Now, as for the theorem (which, incidentally, some people prefer to call an algorithm): it says that if you take a bunch of linearly independent vectors that span a space (a basis), you can convert it into one where they're all at right angles. Firstly, imagine you're just doing this with a pair of vectors (a and b) to form a pair of vectors at right angles (u and v). You can take one of them as it is (u = a, divided by its length since we wanted an orthonormal basis), and construct the other by starting with b and taking away its component which is in the direction of a (I(a,b) a in thax' notation): i.e., v = b - I(b,a) a (again, now divide v by its length). Also, because the original vectors were LI, this guarantees that w is not zero. Makes sense, yeah?
But we were doing this in n dimensions, of course.
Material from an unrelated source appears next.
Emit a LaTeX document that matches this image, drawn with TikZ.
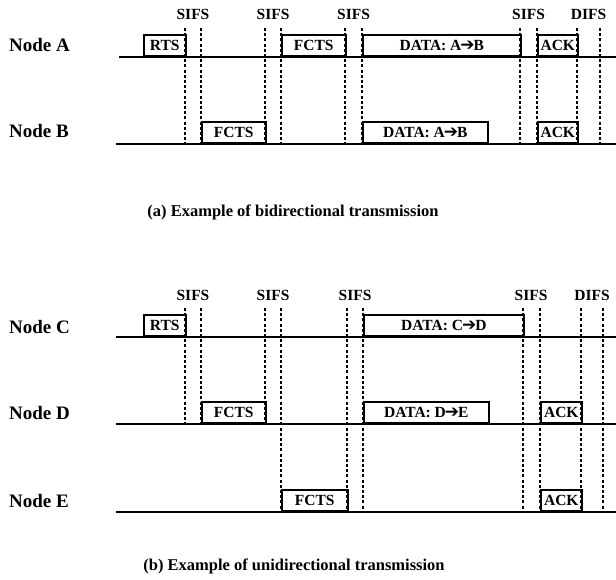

So we start with vectors (a,b,c...) and want to end up with (u,v,w...). (I know I will run out of alphabet, but I don't know how to do subscripts.) We find u and v in exactly the same way as before. As for w, we have to take away the components in the directions of both u and v, and so now w = c - I(c,b) b - I(c,a) a (...divided by its length). At this point I think you'll be able to guess the general formula, so I'll say et cetera at this point. Note again that in every case the linear independence of the original vectors ensures that none of the new vectors is zero, and indeed they are LI themselves.
Now have another look back at the above proof: it says exactly the same thing!
After going through reasoning like this in such a carefree manner, it's a good idea to have another look over it and see how each of the assumptions in the statement of the Theorem was used:
- The non-zero space part is a bit of a formality really.
- Euclidean vector space: we wanted a space in which the concept of length was meaningful.
- We needed the inner product to compute the lengths. Technically, we also need it to be non-degenerate to prevent (say) distances being measured in 3-space by distances when projected onto some plane, so length means what we think it means.
- Non-degenerate: we divided by lengths, so didn't want any of them to be zero when they ought not to be.
...and then note that each of these appeared in the reasoning I gave. All is well.
I personally find it fascinating how very advanced and abstract mathematical arguments tie in with the mental ideas that are used to produce and subsequently understand them. The way I see it the frustration you are expressing above is at the way it is taught - all rigour and formalism but no conceptual meaning (lecturers of my degree course are particularly guilty of this).
In saying all this I'm not in favour of arm waving proofs; I'm saying that understanding and intellectual rigour complement each other, and should be taught in this way.
Post script: much though I try, I can't come up with a way of doing this for every theorem I encounter!